If I had hoped to find striking resonances between Bruce's exploration of the tomb of Rameses III and my own visit to Kings' Valley, or between Bruce and the object of his investigation – three-thousand-year-old harps and lutes – I was to be disappointed. A canned muezzin and the braying of donkeys dominated – at inconvenient hours – the soundscape of the rural village where I stayed. Only an old man hawking instruments – a melodic fragment performed on a two-stringed rabāba a hundred times a day for the arriving tour buses – connected my experience to Bruce's and reminded me of the way that music has always mediated the traveller's engagement with this particular place. What was to be learned here was perhaps less about the specifics of eighteenth-century and earlier Egyptian music-making and more about the way music can and did function within its social context. Like Tia DeNora, I was prompted to ask how daily life constituted a sonic backdrop for organized music-making and how music-making intruded into daily life; and, with Ian Woodfield, Philip Bohlman and Richard Leppert, to ask how encounters across barriers of culture, class, gender, ethnicity, religion and time could be negotiated via music.

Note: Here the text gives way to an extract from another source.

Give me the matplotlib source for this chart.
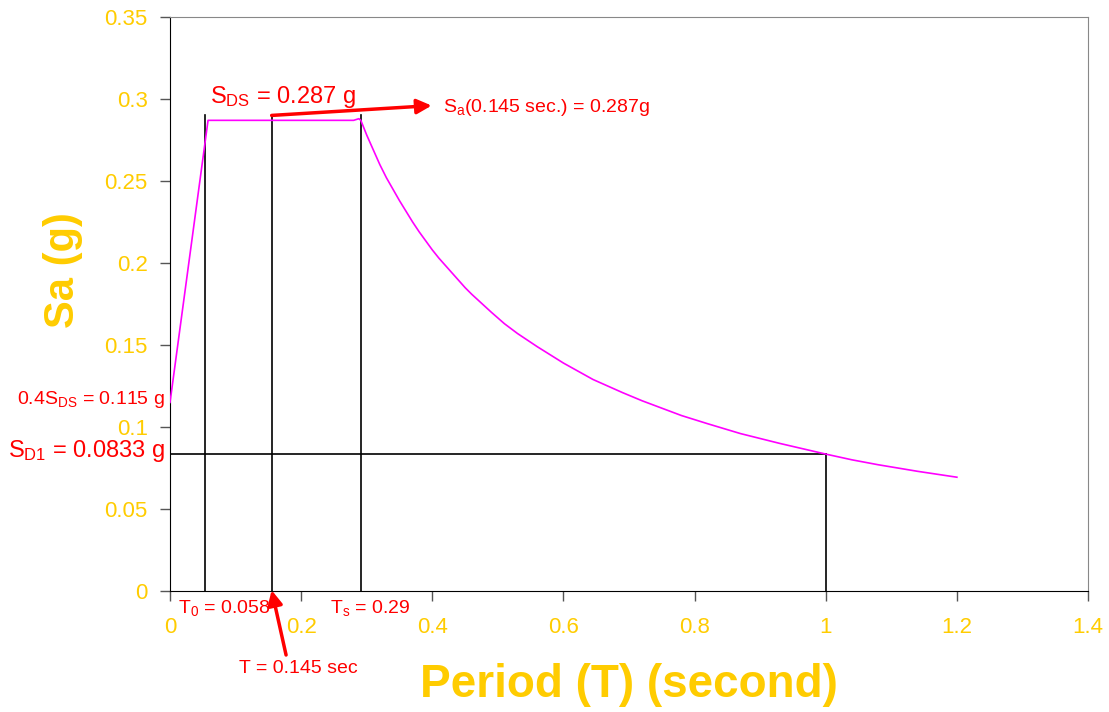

Re-enactment and its effort to restage the past allows us to question what we want to make of music history – a point made in Kate Bowan's contribution on R. G. Collingwood and the early music revival in Historical Re-enactment: From Realism to the Affective Turn, edited by Iain McCalman and Paul Pickering (Basingstoke: Palgrave, forthcoming). Re-enactment causes us to think about the history of music not, as Carl Dahlhaus would have it, as an isolated aesthetic activity centred on the afterlife of the musical work. Rather, we can think of music history as a species of cultural history, a contextualized social activity that encompasses the professional and the lay and synthesizes discrete areas of musical inquiry. Thinking about music history in these terms allows us, in other words, to conceive of the musical past in all its fullness. Re-enactment restores to music historiography the conjectural dimension that enabled eighteenth-century music historians to exercise free play of the imagination and to enthuse and persuade about music. Most importantly, it places before us what Walter Benjamin, in ‘Über den Begriff der Geschichte’, referred to as ein Echo von nun verstummten [Stimmen] (‘an echo of now silenced [voices]’) that continues to resound in the air long after their first sounding (Gesammelte Schriften, with Theodor W. Adorno and Gershom Scholem, ed. Rolf Tiedemann and Hermann Schweppenhäuser, volume 1/2 (Frankfurt am Main: Suhrkamp, 1974), 693). What we are after, then, is an attentive listening to the past and present and a listening that attempts to restore agency to those lost voices.